The freak-out:I'll be out of touch with my child's life. "I really didn't want to go back to work and have someone else take care of my baby. I knew and adored her every move."Sara Brosious, Wilmington, Delaware
Fear not! Create new mommy-and-me rituals, like reading at bedtime. Ask your caregiver to capture any milestone moments on her phone and send them to you. You can also Facetime or Skype on your breaks!
The freak-out: I'll miss my baby so much, I won't be able to focus on my work. "I put my son into day care when he was 12 weeks old. To keep myself focused, I hung my favorite photos of him on the wall outside my cubicle so he was a topic of conversation and not the subject of a pity party!"Alisa Bonsignore, Pleasanton, California
Fear not! Besides photos, Dr. Noll suggests a baby journal: At lunch, or during moments when you find yourself thinking about something adorable your munchkin did, write down your thoughts and feelings and then go back to your day. And plan special after-work time (a dance party in the living room!) so you have something to look forward to.

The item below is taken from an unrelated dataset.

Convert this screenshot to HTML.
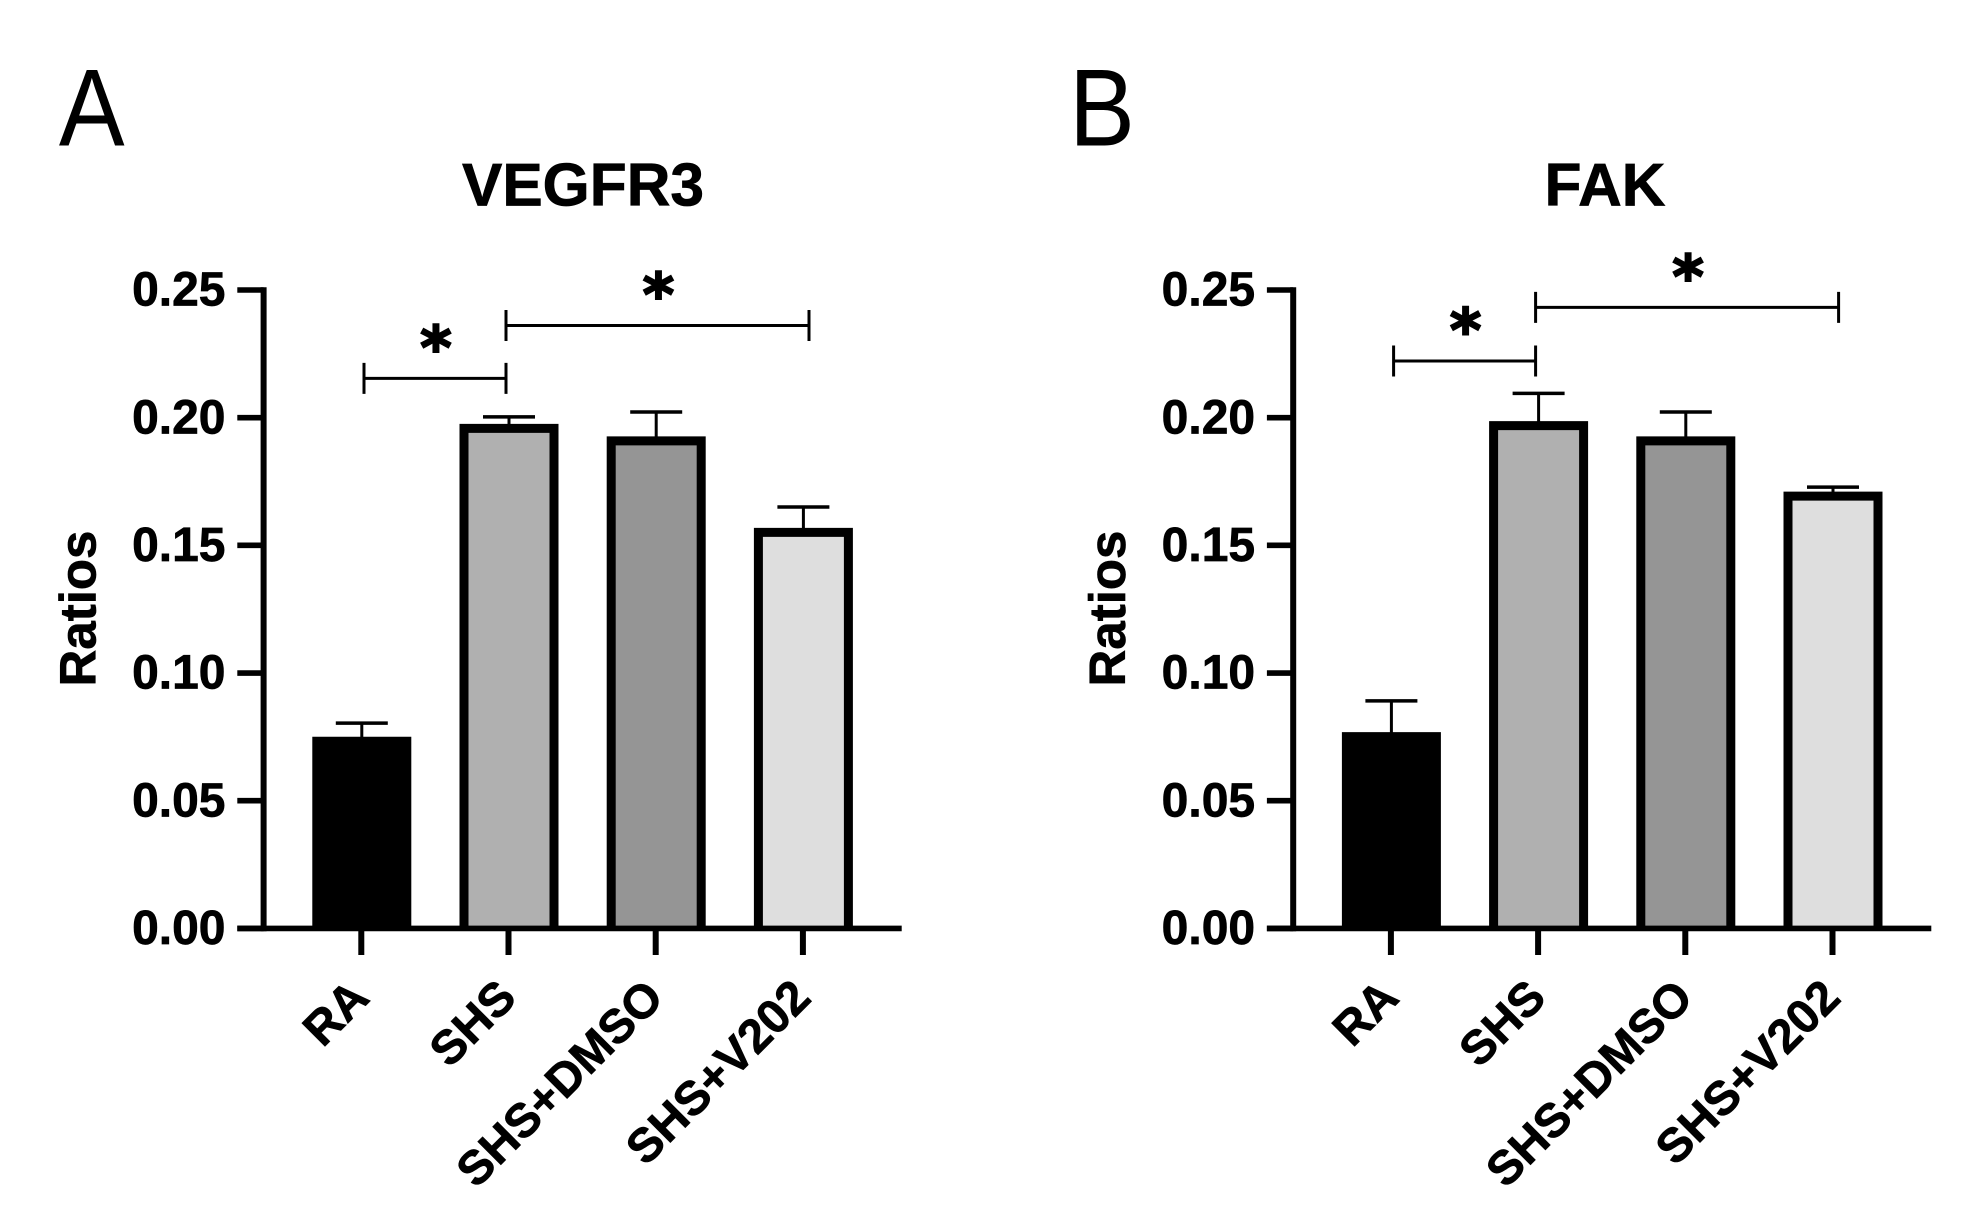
<!DOCTYPE html>
<html lang="en">
<head>
<meta charset="utf-8">
<title>VEGFR3 and FAK ratios</title>
<style>
html,body{margin:0;padding:0;background:#fff;width:1964px;height:1227px;overflow:hidden}
svg{display:block}
text{font-family:"Liberation Sans",Arial,sans-serif;fill:#000}
</style>
</head>
<body>
<svg id="figure" xmlns="http://www.w3.org/2000/svg" width="1964" height="1227" viewBox="0 0 1964 1227"></svg>
<script>
const categories = ['RA', 'SHS', 'SHS+DMSO', 'SHS+V202'];
const yTickValues = [0, 0.05, 0.10, 0.15, 0.20, 0.25];
const yTickLabels = ['0.00', '0.05', '0.10', '0.15', '0.20', '0.25'];
const barFills = ['#000000', '#b0b0b0', '#959595', '#dedede'];
const vegfr3Means = [0.0733, 0.1958, 0.1909, 0.1551];
const vegfr3Errors = [0.0071, 0.0045, 0.0113, 0.0099];
const fakMeans = [0.0751, 0.1969, 0.1909, 0.1693];
const fakErrors = [0.0140, 0.0126, 0.0113, 0.0035];
const vegfr3Brackets = [[0, 1, 0.2154], [1, 3, 0.2361]];
const fakBrackets = [[0, 1, 0.2222], [1, 3, 0.2432]];

const NS = 'http://www.w3.org/2000/svg';
const fig = document.getElementById('figure');

function make(parent, tag, attrs, txt) {
  const el = document.createElementNS(NS, tag);
  for (const k in attrs) el.setAttribute(k, attrs[k]);
  if (txt !== undefined) el.textContent = txt;
  parent.appendChild(el);
  return el;
}

function drawChart(opts) {
  const dx = opts.dx;
  const axisX = 263.6 + dx;
  const y = v => 928.4 - v * 2553.6;
  const x = i => 361.8 + dx + i * 147.2;
  const xBracket = i => 364 + dx + (i === 0 ? 0 : 142 + (i - 1) * 151.5);

  const g = make(fig, 'g', {});
  
  

  const letter = make(g, 'text', {transform: 'translate(' + opts.letterX + ',145.5) scale(0.93,1.03)', 'font-size': 106, 'text-anchor': 'middle'}, opts.letter);
  
  

  const title = make(g, 'text', {x: opts.titleX, y: 205.6, 'font-size': 60.5, 'font-weight': 700, 'text-anchor': 'middle', stroke: '#000', 'stroke-width': 0.7}, opts.title);
  
  

  const yTitle = make(g, 'text', {transform: 'translate(' + (95.5 + dx) + ',608.5) rotate(-90)', 'font-size': 51, 'font-weight': 700, 'text-anchor': 'middle', stroke: '#000', 'stroke-width': 0.7}, 'Ratios');
  
  

  categories.forEach((c, i) => {
    const half = 45;
    const top = y(opts.means[i]);
    const errTop = y(opts.means[i] + opts.errors[i]);
    const stem = make(g, 'line', {x1: x(i), x2: x(i), y1: errTop, y2: top, stroke: '#000', 'stroke-width': 3});
    
    
    const cap = make(g, 'line', {x1: x(i) - 26, x2: x(i) + 26, y1: errTop, y2: errTop, stroke: '#000', 'stroke-width': 3.5});
    
    
    const barPath = 'M' + (x(i) - half) + ' ' + y(0) + 'V' + top + 'H' + (x(i) + half) + 'V' + y(0);
    const bar = make(g, 'path', {d: barPath, fill: barFills[i], stroke: '#000', 'stroke-width': 9, 'stroke-linejoin': 'miter'});
    
    
  });

  const yAxis = make(g, 'line', {x1: axisX, x2: axisX, y1: y(0.25) - 2.8, y2: y(0) + 2.8, stroke: '#000', 'stroke-width': 6});
  
  
  const xAxis = make(g, 'line', {x1: 237.3 + dx, x2: 901.7 + dx, y1: y(0), y2: y(0), stroke: '#000', 'stroke-width': 5.6});
  
  

  yTickValues.forEach((v, i) => {
    const t = make(g, 'line', {x1: 237.3 + dx, x2: axisX, y1: y(v), y2: y(v), stroke: '#000', 'stroke-width': 5.6});
    
    
    const l = make(g, 'text', {x: 225.5 + dx, y: y(v) + 15.6, 'font-size': 48, 'font-weight': 700, 'text-anchor': 'end', stroke: '#000', 'stroke-width': 0.7}, yTickLabels[i]);
    
    
  });

  categories.forEach((c, i) => {
    const t = make(g, 'line', {x1: x(i) - 0.5, x2: x(i) - 0.5, y1: y(0), y2: 955, stroke: '#000', 'stroke-width': 6});
    
    
    const l = make(g, 'text', {transform: 'translate(' + (x(i) + 9.5) + ',1000) rotate(-45)', 'font-size': 47.5, 'font-weight': 700, 'text-anchor': 'end', stroke: '#000', 'stroke-width': 0.7}, c);
    
    
  });

  opts.brackets.forEach((b, i) => {
    const x1 = xBracket(b[0]);
    const x2 = xBracket(b[1]);
    const by = y(b[2]);
    const br = make(g, 'path', {d: 'M' + x1 + ' ' + (by - 15.5) + 'V' + (by + 15.5) + 'M' + x1 + ' ' + by + 'H' + x2 + 'M' + x2 + ' ' + (by - 15.5) + 'V' + (by + 15.5), fill: 'none', stroke: '#000', 'stroke-width': 3});
    
    
    const star = make(g, 'text', {x: (x1 + x2) / 2 + 1, y: by - 10, 'font-size': 60, 'font-weight': 700, 'text-anchor': 'middle', stroke: '#000', 'stroke-width': 2, style: 'font-family:"DejaVu Sans",sans-serif'}, '*');
    
    
  });
}

drawChart({name: 'vegfr3', dx: 0, title: 'VEGFR3', titleX: 583, letter: 'A', letterX: 91.7, means: vegfr3Means, errors: vegfr3Errors, brackets: vegfr3Brackets});
drawChart({name: 'fak', dx: 1029.6, title: 'FAK', titleX: 1605, letter: 'B', letterX: 1102, means: fakMeans, errors: fakErrors, brackets: fakBrackets});
</script>
</body>
</html>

The freak-out: I'm afraid I won't miss my baby -- and I should, shouldn't I? "I was thrilled to be home with my newborn, but after eight weeks, I was ready for adult conversations again. When I went back to work, I felt guilty that I didn't feel guilty!"Donna Williams, New York City
Fear not! Enjoying your job (and the perks that come with it) doesn't make you a bad mother. In fact, your ultimate goal is to be so confident that your baby's in great hands that you don't worry at all. "A child who is well-cared-for and emotionally well-adjusted will thrive," Dr. Noll says. Get more smart answers to your child-care questions at americanbaby.com/sittersolution.

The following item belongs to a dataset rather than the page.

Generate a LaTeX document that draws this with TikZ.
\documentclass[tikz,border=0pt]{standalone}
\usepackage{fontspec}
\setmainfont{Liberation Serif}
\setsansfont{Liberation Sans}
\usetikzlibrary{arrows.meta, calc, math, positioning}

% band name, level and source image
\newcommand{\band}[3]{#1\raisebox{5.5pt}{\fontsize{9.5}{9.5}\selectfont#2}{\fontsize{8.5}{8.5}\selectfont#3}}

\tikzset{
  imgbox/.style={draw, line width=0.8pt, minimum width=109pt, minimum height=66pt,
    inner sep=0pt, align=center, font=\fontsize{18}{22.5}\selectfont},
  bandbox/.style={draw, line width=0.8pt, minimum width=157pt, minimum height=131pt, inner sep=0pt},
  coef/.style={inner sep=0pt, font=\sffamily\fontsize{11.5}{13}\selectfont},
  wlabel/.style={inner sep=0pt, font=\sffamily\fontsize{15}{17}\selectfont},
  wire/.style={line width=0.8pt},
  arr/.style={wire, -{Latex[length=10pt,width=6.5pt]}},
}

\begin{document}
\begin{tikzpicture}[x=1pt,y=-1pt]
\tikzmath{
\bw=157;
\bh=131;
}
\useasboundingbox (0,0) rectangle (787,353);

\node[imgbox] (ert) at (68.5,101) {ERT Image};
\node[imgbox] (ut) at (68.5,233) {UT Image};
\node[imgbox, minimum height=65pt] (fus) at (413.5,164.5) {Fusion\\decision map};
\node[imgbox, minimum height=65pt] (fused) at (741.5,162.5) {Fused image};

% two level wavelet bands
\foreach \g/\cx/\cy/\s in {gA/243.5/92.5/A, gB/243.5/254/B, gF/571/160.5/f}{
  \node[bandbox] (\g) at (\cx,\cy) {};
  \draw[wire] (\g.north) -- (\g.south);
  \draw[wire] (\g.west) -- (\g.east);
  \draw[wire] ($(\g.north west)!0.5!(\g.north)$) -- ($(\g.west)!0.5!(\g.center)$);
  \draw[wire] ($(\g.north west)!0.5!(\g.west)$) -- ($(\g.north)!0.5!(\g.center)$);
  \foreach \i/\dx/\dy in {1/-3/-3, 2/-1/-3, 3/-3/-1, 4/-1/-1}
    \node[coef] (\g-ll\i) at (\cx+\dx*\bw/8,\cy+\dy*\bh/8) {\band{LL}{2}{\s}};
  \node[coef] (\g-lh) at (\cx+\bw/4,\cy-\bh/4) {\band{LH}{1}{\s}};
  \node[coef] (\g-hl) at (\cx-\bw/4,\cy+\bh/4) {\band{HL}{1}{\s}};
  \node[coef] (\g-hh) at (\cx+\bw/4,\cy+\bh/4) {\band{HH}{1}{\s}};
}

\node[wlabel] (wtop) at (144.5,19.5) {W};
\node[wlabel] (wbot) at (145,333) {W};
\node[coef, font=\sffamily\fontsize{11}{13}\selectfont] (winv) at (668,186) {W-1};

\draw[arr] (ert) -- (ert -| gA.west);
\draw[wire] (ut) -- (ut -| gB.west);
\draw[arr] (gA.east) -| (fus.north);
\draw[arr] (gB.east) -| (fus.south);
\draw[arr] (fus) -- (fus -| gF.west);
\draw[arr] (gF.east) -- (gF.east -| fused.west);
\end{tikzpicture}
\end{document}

The month before you're due to return
If you've gone the sitter route, create an agreement. It should outline what you each expect from the arrangement.
A couple of weeks before
Do a test run. It will ease the transition--and your mind! Invite the sitter over for an hour or so while you run to the grocery store, or drop your child off at the day-care center for an hour or two so it feels familiar.
About a week before
Get gear together. Gather the items on the day-care center's checklist, pack them into a knapsack or tote, and put it by the door. If you're using an in-home sitter, make sure your supplies are fully stocked. Running out for diapers and wipes or formula the night before your first day at work: no fun.
A few days before
Start practicing your new morning routine. Consider who should shower first and who should feed and dress the baby--and remember to build in an extra ten minutes for last-minute surprises (think poop).
The first day at work
Quickly say goodbye to your cutie and leave. Lingering will make separation harder for both of you. If you have to call five times, that's fine--you're adjusting too.